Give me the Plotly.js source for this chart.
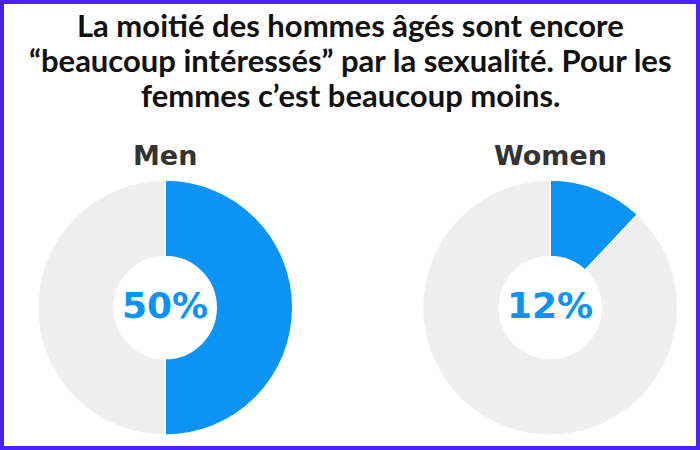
<!DOCTYPE html>
<html>
<head>
<meta charset="utf-8">
<script src="https://cdn.plot.ly/plotly-3.0.1.min.js"></script>
<style>
html,body{margin:0;padding:0;background:#fff;}
#chart{width:700px;height:450px;}
</style>
</head>
<body>
<div id="chart"></div>
<script>
const titleLines = [
  "La moitié des hommes âgés sont encore",
  "“beaucoup intéressés” par la sexualité. Pour les",
  "femmes c’est beaucoup moins."
];
const groups = ["Men", "Women"];
const shareInterested = [50, 12];
const shareOther = [50, 88];

const blue = "#0b93f6";
const grey = "#efefef";
const domainsX = [[0.053, 0.419], [0.603, 0.969]];
const domainY = [0.033, 0.6];

const traces = groups.map((g, i) => ({
  type: "pie",
  values: [shareInterested[i], shareOther[i]],
  labels: ["Interested", "Other"],
  hole: 0.4,
  sort: false,
  direction: "clockwise",
  rotation: 0,
  textinfo: "none",
  hoverinfo: "none",
  showlegend: false,
  marker: {colors: [blue, grey], line: {color: "#ffffff", width: 1.5}},
  domain: {x: domainsX[i], y: domainY}
}));

const annotations = [];
const titleY = [25, 60, 95];
titleLines.forEach((t, k) => {
  annotations.push({
    text: "<b>" + t + "</b>", x: 0.5, y: 1 - titleY[k] / 450, xref: "paper", yref: "paper",
    showarrow: false, xanchor: "center", yanchor: "middle",
    font: {family: "Lato", size: 31, color: "#111111"}
  });
});
groups.forEach((g, i) => {
  const cx = (domainsX[i][0] + domainsX[i][1]) / 2;
  const cy = (domainY[0] + domainY[1]) / 2;
  annotations.push({
    text: "<b>" + g + "</b>", x: cx, y: 0.655, xref: "paper", yref: "paper",
    showarrow: false, xanchor: "center", yanchor: "middle",
    font: {family: "DejaVu Sans", size: 27, color: "#333333"}
  });
  annotations.push({
    text: "<b>" + shareInterested[i] + "%</b>", x: cx, y: cy + 0.004, xref: "paper", yref: "paper",
    showarrow: false, xanchor: "center", yanchor: "middle",
    font: {family: "DejaVu Sans", size: 36, color: blue}
  });
});

const layout = {
  width: 700, height: 450,
  margin: {l: 0, r: 0, t: 0, b: 0},
  paper_bgcolor: "#ffffff",
  annotations: annotations,
  shapes: [{
    type: "rect", xref: "paper", yref: "paper", x0: 0, x1: 1, y0: 0, y1: 1,
    line: {color: "#4b22f5", width: 8}, layer: "above"
  }]
};

Plotly.newPlot("chart", traces, layout, {displayModeBar: false, staticPlot: true});
</script>
</body>
</html>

GOAL |
Search the data above for the word "chart", then gather each line in which it appears.

TASK ANSWER |
Give me the Plotly.js source for this chart.
#chart{width:700px;height:450px;}
<div id="chart"></div>
Plotly.newPlot("chart", traces, layout, {displayModeBar: false, staticPlot: true});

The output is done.